What makes America great is in our imagination, not in memorization. We are not a memorization-fixated culture. We can't compete with the Chinese and Japanese in memorization. Where we have been competitive is in creativity.

If you go on vacation for one week, you'll come back to two weeks of work. If you go on vacation for two weeks, you'll come back to four weeks of work. If you go on vacation for three weeks, people seem to figure it out for themselves.

Whenever I felt down, whenever I started wondering what homeless shelter I would die in, [my mother] would buck me up by telling me: you know, Paul, the A students work for the B students, the C students run the companies, and the D students dedicate the buildings.

If I reformed school, I would do two things: We can improve a child's IQ by three percent by teaching them a foreign language by seven-years-old. We shouldn't be waiting until high school when they are neurologically not ready to learn it. Second, we emphasize reading too young.

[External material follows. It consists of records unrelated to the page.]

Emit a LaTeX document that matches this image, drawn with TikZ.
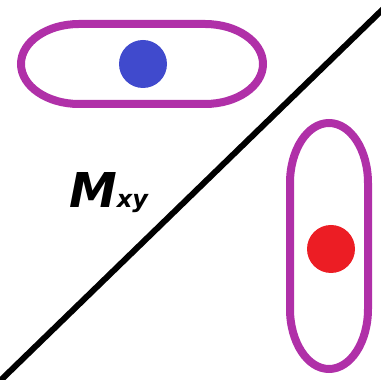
\documentclass[tikz,border=0pt]{standalone}
\usepackage{fontspec}
\usepackage{tikz}
\newfontfamily\labelfont{DejaVu Sans}
\definecolor{ringPurple}{RGB}{176, 48, 168}
\definecolor{dotBlue}{RGB}{64, 74, 205}
\definecolor{dotRed}{RGB}{236, 29, 36}

\begin{document}
\begin{tikzpicture}[x=1pt, y=1pt,
    ring/.style={draw=ringPurple, line width=8pt},
    dot/.style={circle, inner sep=0pt, minimum size=48pt}]
      \useasboundingbox (0,0) rectangle (381,380);
      \clip (0,0) rectangle (381,380);

      \draw[black, line width=6pt] (-5,-5.8) -- (386,373.8);

      \draw[ring] (79,356) -- (205,356) arc[start angle=90, end angle=-90, x radius=58pt, y radius=40pt]
        -- (79,276) arc[start angle=270, end angle=90, x radius=58pt, y radius=40pt] -- cycle;
      \node[dot, fill=dotBlue] (blue) at (143,316) {};

      \draw[ring] (368,71) -- (368,197) arc[start angle=0, end angle=180, x radius=39pt, y radius=60pt]
        -- (290,71) arc[start angle=180, end angle=360, x radius=39pt, y radius=60pt] -- cycle;
      \node[dot, fill=dotRed] (red) at (331,131) {};

      \node[anchor=base west, inner sep=0pt] (mxy) at (69,172)
        {\labelfont\bfseries\itshape\fontsize{48}{48}\selectfont M\fontsize{24}{24}\selectfont xy};
    \end{tikzpicture}
\end{document}
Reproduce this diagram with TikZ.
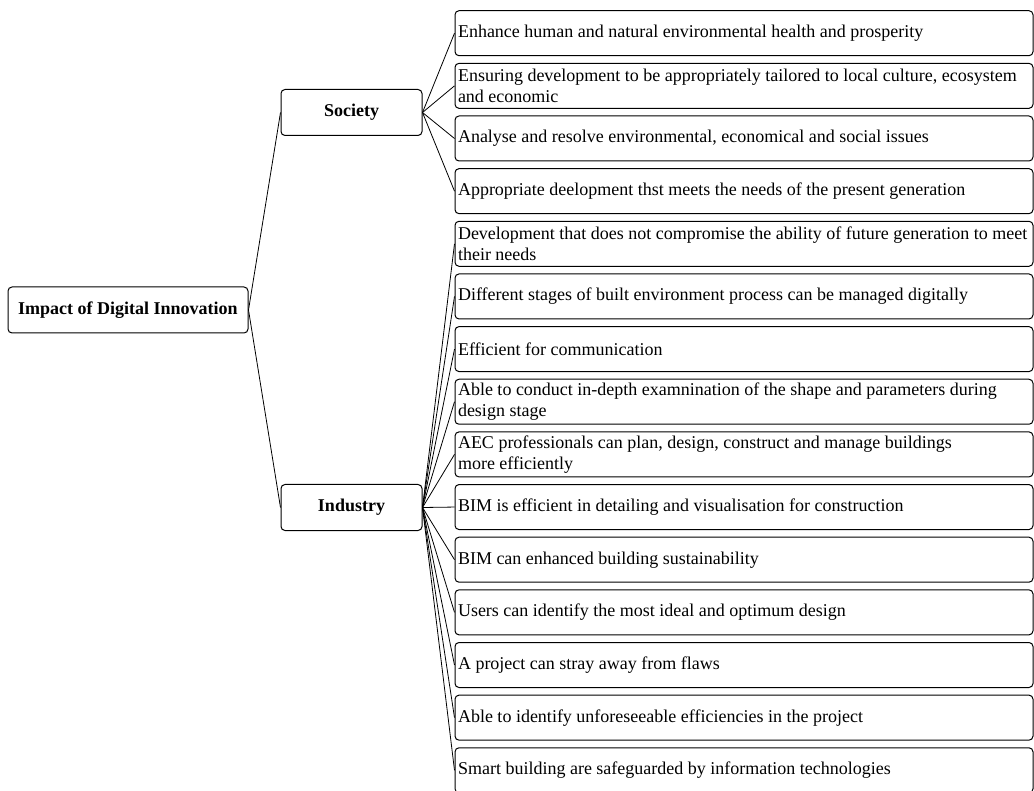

Kids that are allegedly better students are in an elitist class in first and second grade and then they go to their high schools, they go to their universities and the normal dumb shits like me are down at the bottom. These people go to elitist schools and they replicate their elitist thoughts in the corporations.

I called it Kinko’s because of my nickname — because I had this really kinky hair. If you think about it, the first thing a baby learns is ‘Googoo, gaga,’ and if you think of good businesses like Kodak, Xerox, Google, people remember consonants — which was why Kinko’s was a good name. But really I had this big head of curly hair and before being called ‘Kinko’ I was ‘Pube Head.’ So I thought Kinko’s was better than Pubo’s.

Boys do not have the language skills of little girls. Boys go to school feeling like idiots. We wonder why fifty-six percent of the enrollment at universities is female. I might consider having same-sex education. Boys from day one are pampered and feel good about themselves and then when they go to school, they feel like idiots. I would have exercise in the morning at eight. They clearly learn better after they open up their brain. Why can't we accommodate the brain and not the school?